This year has been unpredictable to say the least. It certainly has not been easy, but the financial markets have adapted remarkably well to the many new challenges brought by COVID.
The regulator made some concessions early on by delaying SFTR implementation in the UK, and allowing firms to manually transcribe phone calls where they lacked suitable surveillance technology.
However, they were very clear that this was not a waiver on compliance. On the contrary, they have maintained their firm position on financial crime and regulatory reporting, which for many firms has supercharged their digital transformation programmes so that their operational and compliance technology can support a remote or office-based workforce.
We foresee a very different RegTech market moving forward, and in this article, I highlight key areas where we expect to see the most change.
1) The future is Holistic
We have already seen growing interest in holistic surveillance by some regulators, but in 2021 we predict a market-wide drive for genuine holistic RegTech platforms, as the market matures and technology advances. Using siloed technology for different types of surveillance and different regulatory reporting obligations simply makes no sense, as much of the data is reused across solutions.
We have already seen the market begin to migrate to holistic solutions, as traditional vendors start to partner with others to plug gaps. Very few have taken a truly data-centric approach, where all data is managed on a single platform.
As firms begin to see that holistic solutions are possible, we expect to see a consolidation of vendors. On the buyer side, we foresee many more firms thinking about how they can deploy solutions that are flexible and futureproofed as opposed to meeting individual needs.
2) Firms are getting their heads into the Cloud
During 2021 there will be a more widespread demand for cloud-based platforms, as opposed to on-premise technology. In the past many financial firms opted for on-premise solutions, citing security concerns and the sensitivity of data sets, but COVID has proven that the Cloud is the future, can improve resiliency and satisfy regulatory requirements.
We have already seen some of our trade surveillance partners begin to transition their technologies from on-premise to the cloud, and we expect that to accelerate across the industry.
3) Reporting accuracy will become a priority (not cost-cutting)
With a highly competitive regulatory reporting marketplace, the race to the bottom in terms of price has become absurd, as evidenced by CME exiting the regulatory reporting market in November of this year. Where firms have focussed on acquiring clients at the lowest cost, there has been no investment in technology or innovation. This is why most reporting vendors still largely operate legacy technology and why reporting accuracy is still a huge challenge for many firms.
This status quo is simply unsustainable. If it continues, we are likely to see other repositories close in 2021 – especially in Europe. However, if the regulators intensify their focus on reporting issues, then we expect clients’ priorities to shift from cost to quality, and for the market to mature as a result.
The FCA has already indicated that a priority for the year ahead is to focus on how they collect data and how firms are supervised… Watch this space.
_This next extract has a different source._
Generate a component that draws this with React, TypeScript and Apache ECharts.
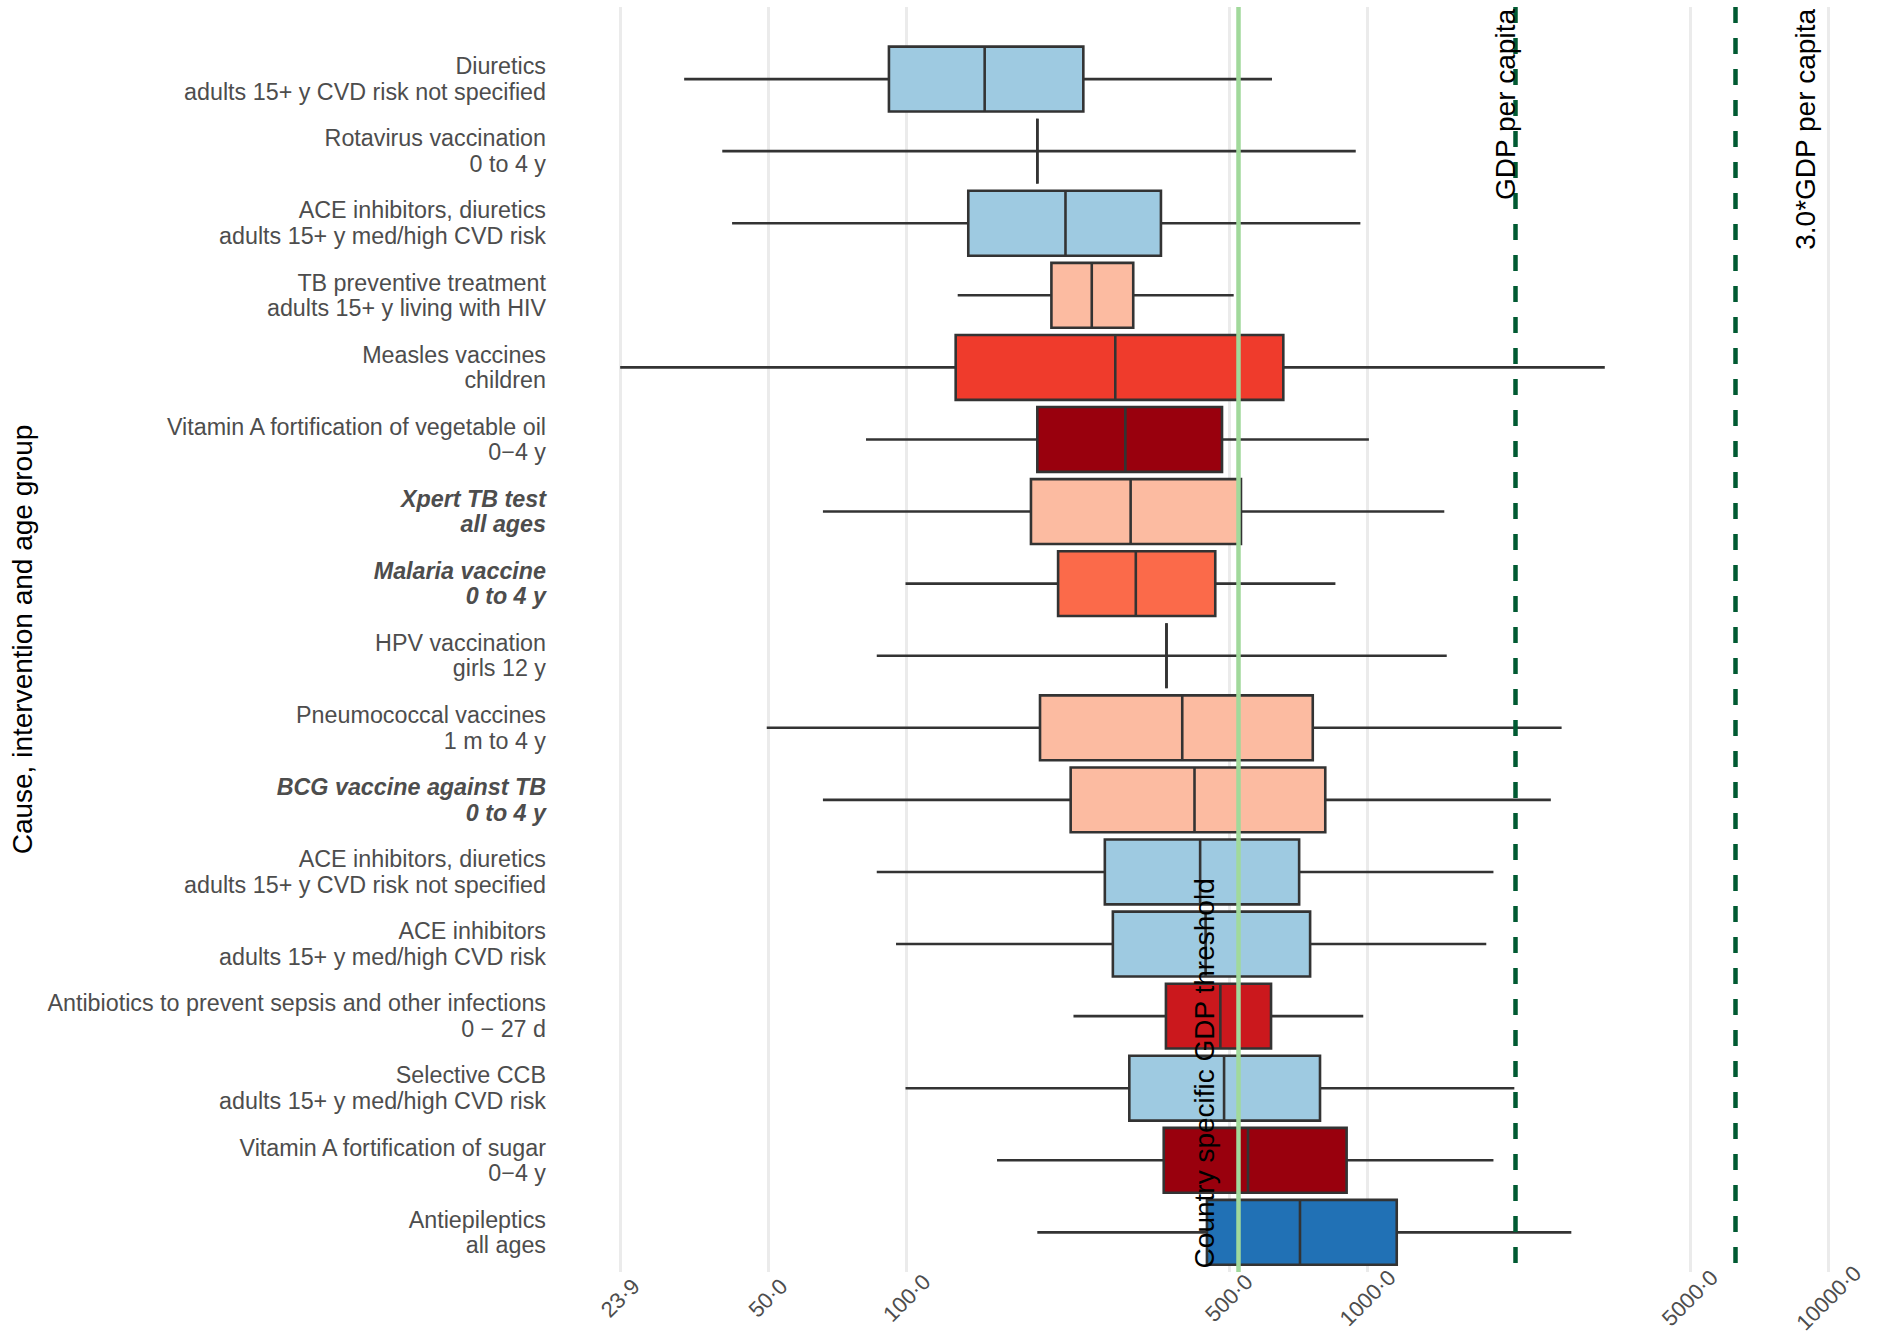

4) Machine Learning steps aside – 2021 is the year of Data
AI and machine learning will remain important components of compliance technology in the future, but in 2021 data quality will be a core focus, as firms strive for accurate and usable data.
We will see a shift away from solving individual regulatory challenges and firms being seduced by buzzwords like AI and ML, to instead focus on the data. Data governance will become a top focus for the regulator, increasing the pressure on firms to build capabilities that enable them to understand their data, turn it into useful information and share it across the business.
It would feel wrong not to comment on Brexit, since we are so close to the end of the transition period and at the time of writing do not know if we are going to have a deal. What we do know is that most firms have contingency plans for a no-deal and are already prepared to meet both European and UK regulatory obligations come January 2021.
It is worth noting that the UK remains one of the world’s largest financial markets, so when it comes to the future, we expect to see continued regulatory alignment, although not complete convergence.
As we approach the end of the year, we foresee the RegTech market in 2021 focussing on technology, data quality and efficiency.
Financial firms have successfully navigated a year of major disruption, in many cases by people working longer and harder than ever before. But the industry must continue to evolve to ultimately make compliance departments function better, applying the highest quality data to tools that enable better oversight and a reduction in the burden of managing false positives.